__EXERCISE__: Word for word, copy all the data and drop the pictures.
↓↓↓
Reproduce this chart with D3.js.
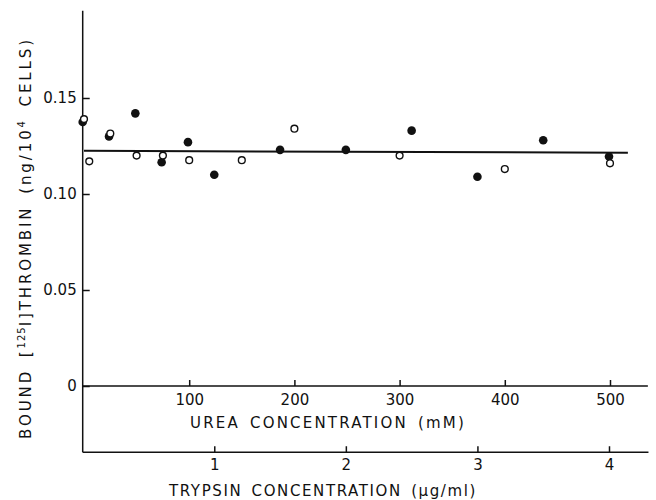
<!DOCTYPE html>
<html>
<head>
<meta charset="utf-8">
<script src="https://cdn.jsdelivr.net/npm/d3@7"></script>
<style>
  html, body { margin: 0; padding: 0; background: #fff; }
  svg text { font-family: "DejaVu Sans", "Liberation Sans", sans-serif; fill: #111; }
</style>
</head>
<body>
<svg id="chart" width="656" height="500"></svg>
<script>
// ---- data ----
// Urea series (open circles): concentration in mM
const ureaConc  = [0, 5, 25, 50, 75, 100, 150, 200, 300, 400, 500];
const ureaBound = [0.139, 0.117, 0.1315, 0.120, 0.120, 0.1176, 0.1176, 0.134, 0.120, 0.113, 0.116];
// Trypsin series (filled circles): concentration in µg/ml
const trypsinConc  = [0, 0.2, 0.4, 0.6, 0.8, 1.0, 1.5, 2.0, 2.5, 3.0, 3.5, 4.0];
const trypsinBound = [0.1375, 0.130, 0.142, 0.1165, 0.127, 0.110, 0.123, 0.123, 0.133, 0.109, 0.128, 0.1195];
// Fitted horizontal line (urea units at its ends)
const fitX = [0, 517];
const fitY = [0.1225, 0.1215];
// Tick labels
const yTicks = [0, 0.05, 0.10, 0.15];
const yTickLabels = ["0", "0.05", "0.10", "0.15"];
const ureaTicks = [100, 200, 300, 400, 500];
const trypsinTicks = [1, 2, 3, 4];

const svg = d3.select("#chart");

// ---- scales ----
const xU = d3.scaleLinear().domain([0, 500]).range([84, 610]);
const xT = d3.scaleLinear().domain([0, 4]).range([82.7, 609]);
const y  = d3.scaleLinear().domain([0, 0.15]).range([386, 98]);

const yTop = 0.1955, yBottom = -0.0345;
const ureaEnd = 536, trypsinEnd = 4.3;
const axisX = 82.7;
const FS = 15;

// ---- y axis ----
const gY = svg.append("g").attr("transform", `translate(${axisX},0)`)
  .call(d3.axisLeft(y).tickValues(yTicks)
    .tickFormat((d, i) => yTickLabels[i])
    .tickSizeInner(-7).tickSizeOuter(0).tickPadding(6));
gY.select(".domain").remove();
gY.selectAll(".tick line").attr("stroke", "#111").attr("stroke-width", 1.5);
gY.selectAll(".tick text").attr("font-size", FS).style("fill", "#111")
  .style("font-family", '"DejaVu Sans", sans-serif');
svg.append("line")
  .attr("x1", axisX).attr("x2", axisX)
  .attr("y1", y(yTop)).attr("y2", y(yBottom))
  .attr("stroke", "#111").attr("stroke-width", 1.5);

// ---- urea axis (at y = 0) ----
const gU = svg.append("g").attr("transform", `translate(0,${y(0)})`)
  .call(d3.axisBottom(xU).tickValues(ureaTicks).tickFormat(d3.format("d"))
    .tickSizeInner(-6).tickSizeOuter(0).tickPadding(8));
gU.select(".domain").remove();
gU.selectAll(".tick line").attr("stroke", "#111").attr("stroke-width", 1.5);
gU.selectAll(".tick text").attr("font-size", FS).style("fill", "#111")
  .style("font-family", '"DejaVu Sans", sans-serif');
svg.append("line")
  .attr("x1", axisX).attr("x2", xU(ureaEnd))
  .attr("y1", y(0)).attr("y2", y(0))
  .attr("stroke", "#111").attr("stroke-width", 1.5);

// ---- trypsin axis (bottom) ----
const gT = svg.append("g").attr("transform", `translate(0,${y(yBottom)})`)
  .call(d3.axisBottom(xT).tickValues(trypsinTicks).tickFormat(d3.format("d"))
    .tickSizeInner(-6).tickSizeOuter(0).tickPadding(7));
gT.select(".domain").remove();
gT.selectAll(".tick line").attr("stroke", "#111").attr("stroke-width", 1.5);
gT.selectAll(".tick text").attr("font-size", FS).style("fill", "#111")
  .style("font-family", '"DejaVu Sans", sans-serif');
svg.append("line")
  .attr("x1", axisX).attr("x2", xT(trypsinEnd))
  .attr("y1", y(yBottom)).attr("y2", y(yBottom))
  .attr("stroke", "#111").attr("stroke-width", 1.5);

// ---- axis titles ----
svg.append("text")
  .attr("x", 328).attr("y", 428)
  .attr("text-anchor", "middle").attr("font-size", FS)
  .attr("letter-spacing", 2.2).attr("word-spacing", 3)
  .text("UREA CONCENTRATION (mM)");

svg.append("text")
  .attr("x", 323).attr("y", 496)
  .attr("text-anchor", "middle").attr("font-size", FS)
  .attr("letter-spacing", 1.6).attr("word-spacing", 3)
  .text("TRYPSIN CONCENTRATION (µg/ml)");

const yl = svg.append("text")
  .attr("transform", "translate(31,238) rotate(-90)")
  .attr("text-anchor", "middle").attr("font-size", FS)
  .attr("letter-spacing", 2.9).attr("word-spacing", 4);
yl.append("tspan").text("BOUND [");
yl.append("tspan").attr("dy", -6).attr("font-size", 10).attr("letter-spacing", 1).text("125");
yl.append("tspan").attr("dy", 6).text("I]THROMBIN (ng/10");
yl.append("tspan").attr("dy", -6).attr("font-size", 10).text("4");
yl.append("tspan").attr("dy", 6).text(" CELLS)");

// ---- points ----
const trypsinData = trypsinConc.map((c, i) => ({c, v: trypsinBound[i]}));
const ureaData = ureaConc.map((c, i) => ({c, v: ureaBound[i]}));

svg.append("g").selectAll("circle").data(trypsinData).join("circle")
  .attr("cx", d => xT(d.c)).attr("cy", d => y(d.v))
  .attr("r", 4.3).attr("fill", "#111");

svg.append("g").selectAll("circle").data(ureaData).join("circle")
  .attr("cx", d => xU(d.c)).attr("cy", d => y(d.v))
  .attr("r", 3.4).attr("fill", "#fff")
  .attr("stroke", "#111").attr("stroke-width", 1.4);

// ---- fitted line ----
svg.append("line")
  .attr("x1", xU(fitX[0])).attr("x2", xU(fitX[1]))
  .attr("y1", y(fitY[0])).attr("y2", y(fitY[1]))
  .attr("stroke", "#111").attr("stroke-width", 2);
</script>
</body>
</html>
↑↑↑
__ANSWER TO THE PROBLEM__:
Reproduce this chart with D3.js.
<!DOCTYPE html>
<html>
<head>
<meta charset="utf-8">
<script src="https://cdn.jsdelivr.net/npm/d3@7"></script>
<style>
  html, body { margin: 0; padding: 0; background: #fff; }
  svg text { font-family: "DejaVu Sans", "Liberation Sans", sans-serif; fill: #111; }
</style>
</head>
<body>
<svg id="chart" width="656" height="500"></svg>
<script>
// ---- data ----
// Urea series (open circles): concentration in mM
const ureaConc  = [0, 5, 25, 50, 75, 100, 150, 200, 300, 400, 500];
const ureaBound = [0.139, 0.117, 0.1315, 0.120, 0.120, 0.1176, 0.1176, 0.134, 0.120, 0.113, 0.116];
// Trypsin series (filled circles): concentration in µg/ml
const trypsinConc  = [0, 0.2, 0.4, 0.6, 0.8, 1.0, 1.5, 2.0, 2.5, 3.0, 3.5, 4.0];
const trypsinBound = [0.1375, 0.130, 0.142, 0.1165, 0.127, 0.110, 0.123, 0.123, 0.133, 0.109, 0.128, 0.1195];
// Fitted horizontal line (urea units at its ends)
const fitX = [0, 517];
const fitY = [0.1225, 0.1215];
// Tick labels
const yTicks = [0, 0.05, 0.10, 0.15];
const yTickLabels = ["0", "0.05", "0.10", "0.15"];
const ureaTicks = [100, 200, 300, 400, 500];
const trypsinTicks = [1, 2, 3, 4];

const svg = d3.select("#chart");

// ---- scales ----
const xU = d3.scaleLinear().domain([0, 500]).range([84, 610]);
const xT = d3.scaleLinear().domain([0, 4]).range([82.7, 609]);
const y  = d3.scaleLinear().domain([0, 0.15]).range([386, 98]);

const yTop = 0.1955, yBottom = -0.0345;
const ureaEnd = 536, trypsinEnd = 4.3;
const axisX = 82.7;
const FS = 15;

// ---- y axis ----
const gY = svg.append("g").attr("transform", `translate(${axisX},0)`)
  .call(d3.axisLeft(y).tickValues(yTicks)
    .tickFormat((d, i) => yTickLabels[i])
    .tickSizeInner(-7).tickSizeOuter(0).tickPadding(6));
gY.select(".domain").remove();
gY.selectAll(".tick line").attr("stroke", "#111").attr("stroke-width", 1.5);
gY.selectAll(".tick text").attr("font-size", FS).style("fill", "#111")
  .style("font-family", '"DejaVu Sans", sans-serif');
svg.append("line")
  .attr("x1", axisX).attr("x2", axisX)
  .attr("y1", y(yTop)).attr("y2", y(yBottom))
  .attr("stroke", "#111").attr("stroke-width", 1.5);

// ---- urea axis (at y = 0) ----
const gU = svg.append("g").attr("transform", `translate(0,${y(0)})`)
  .call(d3.axisBottom(xU).tickValues(ureaTicks).tickFormat(d3.format("d"))
    .tickSizeInner(-6).tickSizeOuter(0).tickPadding(8));
gU.select(".domain").remove();
gU.selectAll(".tick line").attr("stroke", "#111").attr("stroke-width", 1.5);
gU.selectAll(".tick text").attr("font-size", FS).style("fill", "#111")
  .style("font-family", '"DejaVu Sans", sans-serif');
svg.append("line")
  .attr("x1", axisX).attr("x2", xU(ureaEnd))
  .attr("y1", y(0)).attr("y2", y(0))
  .attr("stroke", "#111").attr("stroke-width", 1.5);

// ---- trypsin axis (bottom) ----
const gT = svg.append("g").attr("transform", `translate(0,${y(yBottom)})`)
  .call(d3.axisBottom(xT).tickValues(trypsinTicks).tickFormat(d3.format("d"))
    .tickSizeInner(-6).tickSizeOuter(0).tickPadding(7));
gT.select(".domain").remove();
gT.selectAll(".tick line").attr("stroke", "#111").attr("stroke-width", 1.5);
gT.selectAll(".tick text").attr("font-size", FS).style("fill", "#111")
  .style("font-family", '"DejaVu Sans", sans-serif');
svg.append("line")
  .attr("x1", axisX).attr("x2", xT(trypsinEnd))
  .attr("y1", y(yBottom)).attr("y2", y(yBottom))
  .attr("stroke", "#111").attr("stroke-width", 1.5);

// ---- axis titles ----
svg.append("text")
  .attr("x", 328).attr("y", 428)
  .attr("text-anchor", "middle").attr("font-size", FS)
  .attr("letter-spacing", 2.2).attr("word-spacing", 3)
  .text("UREA CONCENTRATION (mM)");

svg.append("text")
  .attr("x", 323).attr("y", 496)
  .attr("text-anchor", "middle").attr("font-size", FS)
  .attr("letter-spacing", 1.6).attr("word-spacing", 3)
  .text("TRYPSIN CONCENTRATION (µg/ml)");

const yl = svg.append("text")
  .attr("transform", "translate(31,238) rotate(-90)")
  .attr("text-anchor", "middle").attr("font-size", FS)
  .attr("letter-spacing", 2.9).attr("word-spacing", 4);
yl.append("tspan").text("BOUND [");
yl.append("tspan").attr("dy", -6).attr("font-size", 10).attr("letter-spacing", 1).text("125");
yl.append("tspan").attr("dy", 6).text("I]THROMBIN (ng/10");
yl.append("tspan").attr("dy", -6).attr("font-size", 10).text("4");
yl.append("tspan").attr("dy", 6).text(" CELLS)");

// ---- points ----
const trypsinData = trypsinConc.map((c, i) => ({c, v: trypsinBound[i]}));
const ureaData = ureaConc.map((c, i) => ({c, v: ureaBound[i]}));

svg.append("g").selectAll("circle").data(trypsinData).join("circle")
  .attr("cx", d => xT(d.c)).attr("cy", d => y(d.v))
  .attr("r", 4.3).attr("fill", "#111");

svg.append("g").selectAll("circle").data(ureaData).join("circle")
  .attr("cx", d => xU(d.c)).attr("cy", d => y(d.v))
  .attr("r", 3.4).attr("fill", "#fff")
  .attr("stroke", "#111").attr("stroke-width", 1.4);

// ---- fitted line ----
svg.append("line")
  .attr("x1", xU(fitX[0])).attr("x2", xU(fitX[1]))
  .attr("y1", y(fitY[0])).attr("y2", y(fitY[1]))
  .attr("stroke", "#111").attr("stroke-width", 2);
</script>
</body>
</html>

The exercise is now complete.